His plane was a Lockheed Model 10E Electra. It was a sleek, full-metal plane that shimmered in the sun. Designed to carry ten passengers, engineers modified it with fuel tanks in the wings and fuselage to increase fuel capacity from 250 to 1,150 gallons. This gave the Electra a theoretical flying range of 4,000 miles.
Starting in Oakland, California, Fred navigated his flight east to Burbank, then to New Orleans, Miami, San Juan, Capripito, and eventually to Natal, Brazil. A diary describes the South American jungle as the “least desirable of all possible landing places.” Checking the airstrip at 3:15 AM with flashlights, Fred left Natal’s grassy runway and set down 13 hours and 12 minutes later in Saint-Louis, Senegal. Gas fumes left him nauseated and rainstorms had buffeted the Electra most of the way. Still Fred was one fourth of the way around the world. From Senegal, Fred went due east across the African continent. A pattern developed. Fred got up by 4:00 AM every morning and began his flight before dawn. He would land somewhere by mid afternoon to care for the plane and meet with officials. He seldom got more than 5 hours sleep a night.

New landscape passed before Fred’s eyes each day. As he continued east, he reached Assab, Eritrea. Fred was forbidden to fly over the Arabian peninsula, so he made a 13 hour, 1,920 mile flight from the Red Sea, around the peninsula, to Karachi, Pakistan. Over India, blinding rain literally beat the paint off the Electra from Calcutta to Rangoon. Still the trip continued through Siam, Malaya, and Australia. On June 29, almost six weeks after starting, Fred reached Lae, New Guinea. From Miami, Fred had made 24 flights covering 19,000 miles in only 30 days.
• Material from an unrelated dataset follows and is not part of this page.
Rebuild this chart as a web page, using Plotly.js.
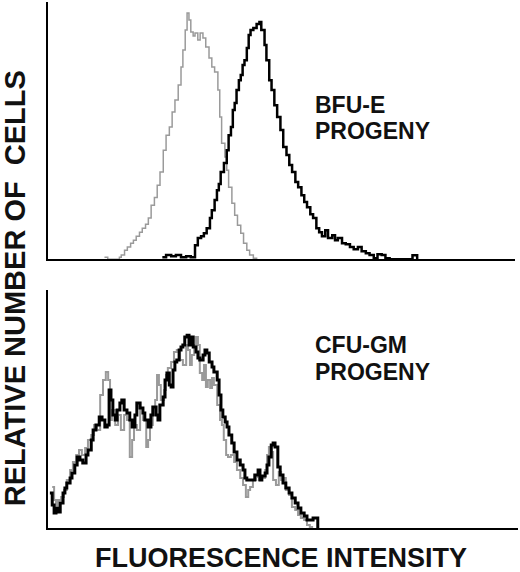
<!DOCTYPE html>
<html>
<head>
<meta charset="utf-8">
<script src="https://cdn.plot.ly/plotly-3.0.1.min.js"></script>
<style>
  html, body { margin: 0; padding: 0; background: #fff; }
  #chart { width: 520px; height: 572px; }
</style>
</head>
<body>
<div id="chart"></div>
<script>
// Flow cytometry histograms (channel vs relative count)
// Top panel: BFU-E progeny, gray = control, black = stained
var bfuControlX = [121, 128, 153, 157, 164, 170, 177, 183, 189, 196, 202, 209, 215, 221, 228, 234, 240, 247, 253, 260,
  266, 272, 279, 285, 289, 294, 298, 302, 306, 311, 315, 321, 326, 332, 338, 345, 351, 357, 364, 368,
  372, 379, 383, 387, 394, 400, 406, 413, 419, 426, 432, 440, 447]
var bfuControlY = [0.8, 0, 0.8, 1.6, 3.5, 4.7, 6.2, 7.4, 8.9, 10.5, 12, 13.6, 16, 21, 24, 28.8, 33.9, 42.4, 48.2, 51.4,
  57.2, 61.9, 67.7, 74.7, 81.3, 89.1, 95.7, 93, 88.3, 86.8, 87.9, 85.2, 87.9, 86, 82.5, 78.2, 74.7, 72.8, 65.8, 55.3,
  45.1, 39.7, 34.6, 28, 21.8, 17.1, 13.2, 10.1, 6.2, 3.5, 1.6, 0.4, 0]

var bfuStainX = [245, 253, 264, 274, 285, 296, 306, 315, 321, 328, 334, 340, 347, 351, 357, 362, 366, 370, 377, 383,
  387, 392, 396, 400, 404, 409, 413, 417, 421, 426, 430, 434, 440, 447, 453, 457, 464, 468, 474, 479,
  485, 491, 498, 504, 511, 517, 523, 530, 536, 543, 549, 555, 562, 568, 575, 581, 587, 594, 600, 609,
  615, 621, 630, 638, 647, 655, 664, 672, 681, 689, 698, 706, 715, 723, 732, 776, 781, 791]
var bfuStainY = [0.8, 1.6, 1.2, 1.6, 0.8, 1.2, 0.8, 5.4, 8.2, 8.9, 10.1, 12, 16, 19, 23, 26.8, 29.2, 33.9, 37.4, 42.4,
  48.2, 51.4, 58, 60.7, 65.8, 69.6, 71.6, 75.5, 77.4, 82.1, 87.2, 89.1, 89.9, 91.4, 92.2, 89.1, 83.3, 77.4, 69.6, 65.8,
  59.9, 55.3, 50.2, 43.6, 40.5, 36.6, 33.9, 30, 28, 24.9, 22.2, 20.2, 17.5, 16, 12, 10.5, 8.9, 11.3, 8.2, 9.3,
  7.4, 8.2, 6.2, 5.8, 4.7, 3.9, 4.7, 3.1, 2.3, 1.6, 0.4, 1.9, 1.6, 0.4, 0, 0, 1.5, 0]

// Bottom panel: CFU-GM progeny
var cfuControlX = [9, 13, 17, 21, 28, 34, 40, 47, 53, 60, 66, 72, 79, 85, 92, 98, 104, 111, 117, 123,
  128, 132, 136, 143, 149, 155, 162, 168, 174, 179, 183, 189, 196, 202, 209, 213, 217, 223, 228, 232,
  236, 240, 247, 251, 255, 262, 268, 274, 281, 287, 294, 298, 302, 306, 311, 315, 319, 323, 328, 332,
  336, 340, 345, 349, 353, 360, 366, 370, 374, 379, 383, 389, 396, 402, 409, 415, 421, 426, 430, 436,
  443, 449, 455, 462, 466, 470, 475, 479, 485, 491, 496, 502, 506, 513, 519, 526, 532, 538, 545, 551,
  557, 562]
var cfuControlY = [17.2, 11.8, 9.7, 11.8, 13, 16, 20.2, 24.4, 27.7, 30.7, 32.8, 30.7, 33.6, 37, 39.1, 43.3, 41.2, 55.9, 62.2, 65.5,
  62.2, 45.4, 49.6, 43.3, 47.5, 41.2, 47.5, 45.4, 29.8, 37, 43.3, 41.2, 50.4, 45.4, 34, 37, 43.3, 47.5, 53.8, 64.3,
  60.1, 53.8, 58, 64.3, 67.2, 69.7, 73.9, 74.8, 70.6, 68.5, 76.9, 74.8, 68.5, 72.7, 76.9, 80.2, 76.9, 65.1, 62.2, 68.5,
  59.2, 62.2, 58.8, 63, 60.1, 51.7, 45.4, 43.3, 37, 30.7, 29.8, 30.7, 27.7, 24.4, 21, 18.1, 13, 16, 17.2, 20.2,
  21.4, 20.2, 21, 24.4, 30.7, 34, 31.9, 20.2, 18.1, 23.5, 20.2, 21, 16, 13.9, 8.8, 7.6, 5.5, 4.2, 3.4, 1.3,
  0.4, 0]

var cfuStainX = [4, 9, 13, 17, 21, 26, 32, 36, 40, 47, 51, 57, 62, 68, 74, 81, 85, 92, 96, 102,
  109, 115, 121, 126, 130, 134, 138, 143, 147, 153, 157, 162, 168, 174, 179, 185, 189, 196, 202, 206,
  213, 219, 223, 230, 234, 238, 245, 249, 253, 258, 262, 266, 270, 274, 279, 283, 287, 291, 296, 300,
  304, 309, 315, 319, 323, 330, 334, 338, 343, 349, 353, 360, 364, 368, 372, 377, 381, 385, 391, 396,
  402, 409, 415, 419, 423, 430, 436, 440, 447, 451, 455, 462, 466, 470, 475, 479, 483, 487, 489, 494,
  500, 506, 513, 519, 526, 532, 538, 545, 551, 557, 564, 570, 574]
var cfuStainY = [14.7, 9.7, 6.3, 8.4, 6.7, 10.5, 14.7, 16.8, 18.9, 21, 23.1, 26.5, 29.8, 28.6, 27.3, 30.7, 32.8, 37, 41.2, 43.3,
  46.6, 45.4, 42.4, 43.3, 58, 53.8, 47.5, 45.4, 49.6, 52.5, 53.8, 49.6, 48.3, 45.4, 42.4, 47.5, 52.5, 50.4, 48.3, 45.4,
  42.4, 47.5, 50.8, 47.5, 45.4, 51.7, 55, 62.2, 65.1, 60.1, 59.2, 66.4, 69.7, 70.6, 74.8, 76, 76.9, 80.2, 81, 76.9,
  80.2, 76, 73.9, 71.4, 70.6, 72.7, 74.8, 73.5, 69.7, 67.6, 65.5, 62.2, 55.9, 49.6, 46.6, 44.5, 42.4, 39.1, 35.7, 31.9,
  28.6, 26.5, 24.4, 21, 20.2, 20.2, 20.2, 22.3, 24.4, 20.2, 21.8, 23.1, 26.5, 29.8, 34.9, 35.7, 34, 34, 25.6, 22.3,
  18.9, 16.8, 14.7, 12.6, 10.5, 8.4, 6.3, 5, 3.4, 3.4, 4.2, 4.2, 0]

var panelLabels = [["BFU-E", "PROGENY"], ["CFU-GM", "PROGENY"]]
var yTitle = "RELATIVE NUMBER OF \u00a0CELLS"
var xTitle = "FLUORESCENCE INTENSITY"

var gray = "#9a9a9a"
var labelFont = { family: "Liberation Sans, Arial, sans-serif", size: 23, color: "#111" }

var traces = [
  { x: bfuControlX, y: bfuControlY, xaxis: "x", yaxis: "y", type: "scatter", mode: "lines",
    line: { shape: "hv", color: gray, width: 1.5 } },
  { x: bfuStainX, y: bfuStainY, xaxis: "x", yaxis: "y", type: "scatter", mode: "lines",
    line: { shape: "hv", color: "#000", width: 2.5 } },
  { x: cfuControlX, y: cfuControlY, xaxis: "x2", yaxis: "y2", type: "scatter", mode: "lines",
    line: { shape: "hv", color: gray, width: 2 } },
  { x: cfuStainX, y: cfuStainY, xaxis: "x2", yaxis: "y2", type: "scatter", mode: "lines",
    line: { shape: "hv", color: "#000", width: 3 } },
]

function bareAxis(extra) {
  var ax = {
    showline: true, linecolor: "#000", linewidth: 2,
    showgrid: false, zeroline: false, showticklabels: false, ticks: "",
    fixedrange: true,
  }
  for (var k in extra) ax[k] = extra[k]
  return ax
}

var annotations = [
  { text: yTitle, xref: "paper", yref: "paper", x: -0.07, y: 0.456, textangle: -90,
    showarrow: false, xanchor: "center", yanchor: "middle", borderpad: 0,
    font: { family: "Liberation Sans, Arial, sans-serif", size: 29, color: "#111", weight: "bold" } },
  { text: xTitle, xref: "paper", yref: "paper", x: 0.496, y: -0.057,
    showarrow: false, xanchor: "center", yanchor: "middle", borderpad: 0,
    font: { family: "Liberation Sans, Arial, sans-serif", size: 27, color: "#111", weight: "bold" } },
]

// label lines, one annotation per line so the line pitch is tight
var labelY = [[0.805, 0.755], [0.348, 0.2975]]
panelLabels.forEach(function (lines, i) {
  lines.forEach(function (t, j) {
    annotations.push({
      text: "<b>" + t + "</b>", xref: "paper", yref: "paper", x: 0.564, y: labelY[i][j],
      showarrow: false, xanchor: "left", yanchor: "middle", font: labelFont,
    })
  })
})

var layout = {
  width: 520, height: 572,
  margin: { l: 48, r: 2, t: 2, b: 44 },
  paper_bgcolor: "#fff", plot_bgcolor: "#fff",
  showlegend: false,
  xaxis: bareAxis({ domain: [0, 0.993], range: [0, 1000], anchor: "y" }),
  yaxis: bareAxis({ domain: [0.511, 1], range: [0, 100], anchor: "x" }),
  xaxis2: bareAxis({ domain: [0, 1], range: [0, 1000], anchor: "y2" }),
  yaxis2: bareAxis({ domain: [0, 0.4525], range: [0, 100], anchor: "x2" }),
  annotations: annotations,
}

Plotly.newPlot("chart", traces, layout, { staticPlot: true, displayModeBar: false })
</script>
</body>
</html>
On the morning of July 2, 1937, Fred rode the heavily laden Electra down the runway toward a rocky sea embankment that marked the airstrip’s end. The plane dipped a bit, but then climbed into the air and headed for a small island called Howland some 2,556 miles away. Fred never made it to Howland Island. A Coast Guard cutter, named Itasca, was standing off the island and made radio contact with the Electra at 8:44 AM. The radio signal gave Fred’s position as “being on the line of 157-337.” After that the radio went dead. A massive search by air and sea found nothing. Fred and the Electra disappeared mysteriously. The flight was so celebrated in America that a commemorative flight retracing the stops was made in 1967 and 1997. And you still don’t remember Fred Noonan?

You probably don’t remember Fred because he didn’t fly alone. In fact, he made the trip, in a 5X5X5 cockpit, with someone who enjoyed much more notoriety – Ameila Earhart.

Anonymity is the point of this article. Jesus teaches, in Matthew chapter six, that his disciples should do their good deeds in secret rather than to be seen by men. If we do everything we can to lift up the name of Jesus Christ in Mbale, Uganda (as we should), I would imagine no one will remember us 60 years from now. But that is all right, because our purpose for serving as a missionary in Mbale should be for the cause of Christ and not to gain notoriety from men. In fact, if we do it well enough, we might just take the same kind of place Fred Noonan has taken in Ameila’s famous flight around the world.

On the same subject, Leonard Bernstein was once asked what instrument was the most difficult to play. He said, “Second fiddle.” Second fiddle may not receive much notoriety, but there is no harmony without it.

(I am indebted to National Geographic for its article on Ameila Earheart in the January 1998 issue pp. 112-135. Many of the facts for this article came from there.)